The editors are correct that the exposure of the funding of the dossier changes the entire context of the probe. There is a small but non-zero chance that the FBI picked up this thread as a result of direct contact with Hillary Clinton’s campaign, the DNC, or its contractors, and if so it happened on Comey’s watch. That would at least raise the suspicion of political corruption at the nation’s top law-enforcement and domestic counterintelligence agency. At some point, the special counsel will have to probe those possibilities, and can that be done in a credible manner by a man who commanded the same people just a few years ago?
It will also mean probing Team Hillary and the DNC, who have suddenly contracted a case of laryngitis, as the Washington Post discovered when asking about the funding of the dossier:
Hillary Clinton and top officials of her presidential campaign were largely silent Wednesday in response to the revelation that the campaign and the Democratic National Committee had paid for research that resulted in a dossier alleging Russian interference on behalf of Donald Trump in the 2016 election.

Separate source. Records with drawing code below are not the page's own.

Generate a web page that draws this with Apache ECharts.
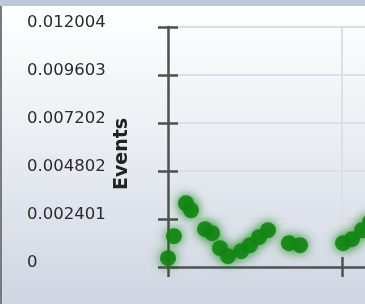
<!DOCTYPE html>
<html>
<head>
<meta charset="utf-8">
<title>Events</title>
<script src="https://cdn.jsdelivr.net/npm/echarts@6/dist/echarts.min.js"></script>
<style>
  html, body { margin: 0; padding: 0; }
  #main {
    width: 365px; height: 304px;
    background:
      linear-gradient(#bcc7da, #bcc7da) top left / 100% 6px no-repeat,
      linear-gradient(#7a7a7a, #7a7a7a) top left / 2px 100% no-repeat,
      linear-gradient(to bottom, #ffffff 0%, #fbfcfd 10%, #e6eaf0 55%, #cfd6e2 100%);
  }
</style>
</head>
<body>
<div id="main"></div>
<script type="text/javascript">
  // scatter points (time, events)
  var xValues = [0, 0.34, 1.03, 1.32, 2.13, 2.53, 2.99, 3.45, 4.20, 4.71, 5.23, 5.75, 6.95, 7.59, 10.06, 10.57, 11.15, 11.61];
  var yValues = [0.00044, 0.00154, 0.00319, 0.00284, 0.00189, 0.00169, 0.00094, 0.00054, 0.00079, 0.00109, 0.00149, 0.00184, 0.00119, 0.00109, 0.00119, 0.00139, 0.00184, 0.00224];
  var yTicks = [0, 0.002401, 0.004802, 0.007202, 0.009603, 0.012004];

  var yMax = 0.012004;
  var yStep = yMax / 5;

  var points = [];
  for (var i = 0; i < xValues.length; i++) {
    points.push([xValues[i], yValues[i]]);
  }

  var myChart = echarts.init(document.getElementById('main'));

  var axisColor = '#505050';

  function yLabel(v) {
    // pick the closest tick label text
    var best = yTicks[0];
    for (var k = 0; k < yTicks.length; k++) {
      if (Math.abs(yTicks[k] - v) < Math.abs(best - v)) best = yTicks[k];
    }
    return best === 0 ? '0' : best.toFixed(6);
  }

  option = {
    backgroundColor: 'transparent',
    animation: false,
    grid: {
      left: 168,
      top: 27,
      width: 348,
      height: 240,
      containLabel: false,
      outerBoundsMode: 'none'
    },
    xAxis: [
      {
        type: 'value',
        min: 0, max: 20, interval: 10,
        axisLine: { lineStyle: { color: axisColor, width: 2.5 } },
        axisTick: { show: true, length: 10, lineStyle: { color: axisColor, width: 2.5 } },
        axisLabel: { show: false },
        splitLine: { show: true, lineStyle: { color: '#dcdfe4', width: 2 } }
      },
      {
        type: 'value',
        position: 'bottom',
        min: 0, max: 20, interval: 10,
        axisLine: { show: false },
        axisTick: { show: true, inside: true, length: 10, lineStyle: { color: axisColor, width: 2.5 } },
        axisLabel: { show: false },
        splitLine: { show: false }
      }
    ],
    yAxis: [
      {
        type: 'value',
        min: 0, max: yMax, interval: yStep,
        name: 'Events',
        nameLocation: 'middle',
        nameGap: 36,
        nameMoveOverlap: false,
        nameTextStyle: {
          fontFamily: 'DejaVu Sans',
          fontWeight: 'bold',
          fontSize: 19,
          color: '#222',
          padding: [0, 14, 0, 0]
        },
        axisLine: { lineStyle: { color: axisColor, width: 2.5 } },
        axisTick: { show: true, length: 10, lineStyle: { color: axisColor, width: 2.5 } },
        axisLabel: {
          align: 'left',
          verticalAlign: 'bottom',
          lineHeight: 9,
          margin: 141,
          fontFamily: 'DejaVu Sans',
          fontSize: 16.5,
          color: '#2a2a2a',
          formatter: yLabel
        },
        splitLine: { show: true, lineStyle: { color: '#dcdfe4', width: 2 } }
      },
      {
        type: 'value',
        position: 'left',
        min: 0, max: yMax, interval: yStep,
        axisLine: { show: false },
        axisTick: { show: true, inside: true, length: 10, lineStyle: { color: axisColor, width: 2.5 } },
        axisLabel: { show: false },
        splitLine: { show: false }
      }
    ],
    series: [
      {
        name: 'Events',
        type: 'scatter',
        clip: false,
        symbol: 'circle',
        symbolSize: 16,
        itemStyle: {
          color: '#118611',
          opacity: 0.9,
          shadowBlur: 11,
          shadowColor: 'rgba(17,134,17,1)'
        },
        data: points
      }
    ]
  };

  myChart.setOption(option);
</script>
</body>
</html>
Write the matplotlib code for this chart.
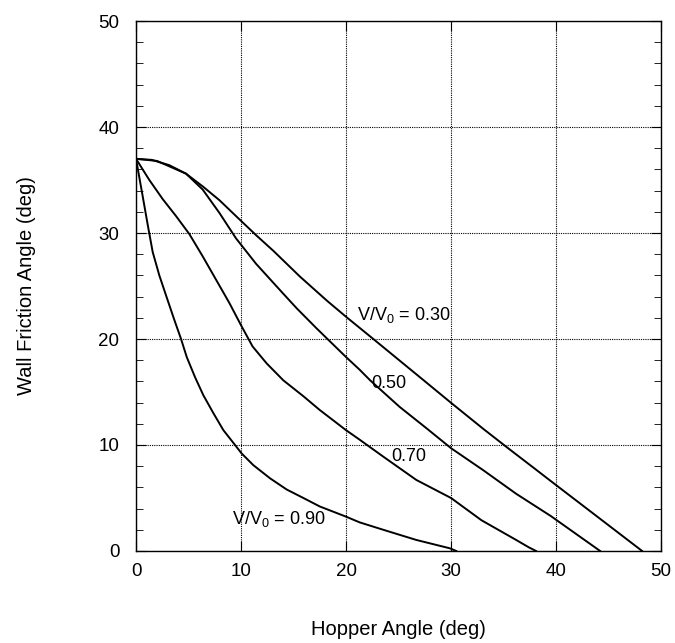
import matplotlib
matplotlib.use("Agg")
import matplotlib.pyplot as plt
from matplotlib.ticker import MultipleLocator

plt.rcParams['font.family'] = ['Liberation Sans', 'DejaVu Sans']
plt.rcParams['mathtext.fontset'] = 'custom'
plt.rcParams['mathtext.rm'] = 'Liberation Sans'

# 读图得到的曲线数据 (hopper angle, wall friction angle)
x30 = [0, 1.5, 3.17, 4.76, 6.35, 7.94, 9.52, 11.43, 13.1, 15.6, 18.2, 20, 22.6, 27.4, 30.1, 33.1, 35.3, 37.8, 39.5, 48.2]
y30 = [37, 36.9, 36.4, 35.6, 34.4, 33.1, 31.6, 29.8, 28.3, 25.9, 23.6, 22.1, 20.0, 16.1, 13.9, 11.5, 9.8, 7.9, 6.6, 0]

x50 = [0, 2.0, 4.76, 6.35, 7.94, 9.52, 11.43, 14.0, 15.3, 17.2, 20, 21.3, 22.3, 25.1, 27.7, 30, 33.1, 36.2, 39.5, 44.2]
y50 = [37, 36.8, 35.6, 34.1, 31.9, 29.5, 27.1, 24.3, 22.9, 21.0, 18.3, 17.1, 16.1, 13.6, 11.55, 9.7, 7.6, 5.4, 3.3, 0]

x70 = [0, 1.27, 2.54, 3.81, 5.08, 6.35, 7.62, 8.89, 10, 11.1, 12.44, 14.03, 15.94, 17.5, 20, 21.3,
       23.55, 26.7, 30, 32.9, 36.1, 37.4, 38.1]
y70 = [37, 35.0, 33.2, 31.6, 29.9, 27.8, 25.6, 23.4, 21.3, 19.3, 17.7, 16.1, 14.6, 13.3, 11.4, 10.5,
       8.9, 6.7, 5.0, 2.9, 1.1, 0.35, 0]

x90 = [0, 0.63, 1.11, 1.59, 2.22, 3.0, 3.65, 4.29, 4.83, 5.62, 6.41, 7.37, 8.32, 9.43, 10.06, 11.17,
       12.76, 14.35, 15.94, 17.5, 20.0, 21.3, 23.55, 26.7, 29.9, 30.5]
y90 = [37, 33.5, 30.8, 28.2, 26.0, 23.7, 21.8, 20.0, 18.3, 16.4, 14.7, 13.0, 11.4, 10.0, 9.2, 8.1,
       6.86, 5.8, 5.0, 4.2, 3.24, 2.7, 2.0, 1.04, 0.25, 0]

labels = ['V/V$_0$ = 0.30', '0.50', '0.70', 'V/V$_0$ = 0.90']
label_xy = [(21.0, 22.3), (22.4, 15.8), (24.35, 8.9), (9.1, 3.0)]

fig = plt.figure(figsize=(6.75, 6.43), dpi=100)
ax = fig.add_axes([0.2015, 0.1431, 0.7778, 0.8242])

for xs, ys in [(x30, y30), (x50, y50), (x70, y70), (x90, y90)]:
    ax.plot(xs, ys, color='black', linewidth=1.4)

for txt, (tx, ty) in zip(labels, label_xy):
    ax.text(tx, ty, txt, fontsize=13, va='center', ha='left')

ax.set_xlim(0, 50)
ax.set_ylim(0, 50)
ax.xaxis.set_major_locator(MultipleLocator(10))
ax.yaxis.set_major_locator(MultipleLocator(10))
ax.yaxis.set_minor_locator(MultipleLocator(2))
ax.grid(True, which='major', color='black', linestyle=(0, (1, 1)), linewidth=0.8)

ax.tick_params(which='both', direction='in', top=True, right=True, labelsize=13.5)
ax.tick_params(axis='x', which='major', length=7, pad=9)
ax.tick_params(axis='y', which='major', length=7, pad=12)
ax.tick_params(which='minor', length=5)
for sp in ax.spines.values():
    sp.set_linewidth(1.0)

ax.set_xlabel('Hopper Angle (deg)', fontsize=14.5)
ax.set_ylabel('Wall Friction Angle (deg)', fontsize=14.5)
ax.xaxis.set_label_coords(0.5, -0.13)
ax.yaxis.set_label_coords(-0.19, 0.5)

plt.savefig("out.png", dpi=100)
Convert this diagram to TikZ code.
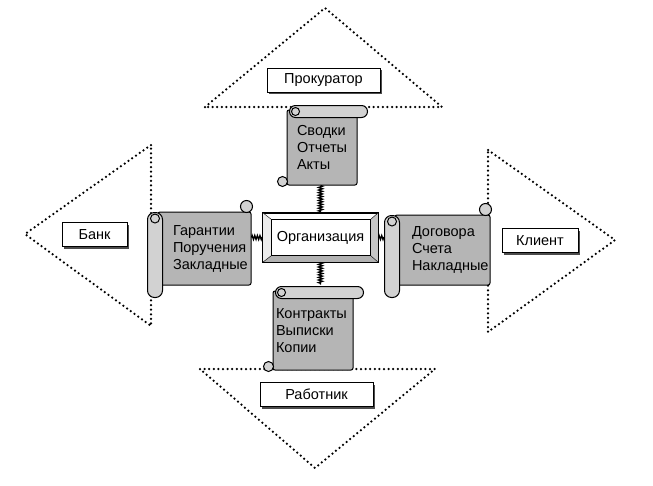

Neither Clinton nor her campaign manager, Robby Mook, responded to requests for comment Wednesday. Campaign chair John Podesta declined to comment beyond referring reporters to a statement issued the previous day by the campaign’s law firm saying officials had not been aware of the arrangement. …
DNC officials were muted in their response to the report that party funds had been used to underwrite Steele’s research.
A spokesman for Rep. Debbie Wasserman Schultz (Fla.), who was DNC chairwoman at the time Perkins Coie contracted with Fusion, said Wednesday the former chair was “not aware” of the law firm’s arrangement with Fusion.
We’ll see how unaware she was after the subpoenas go out … or rather if. Once collusion turns toward Democrats, how soon will it be before everyone decides to bury the whole question?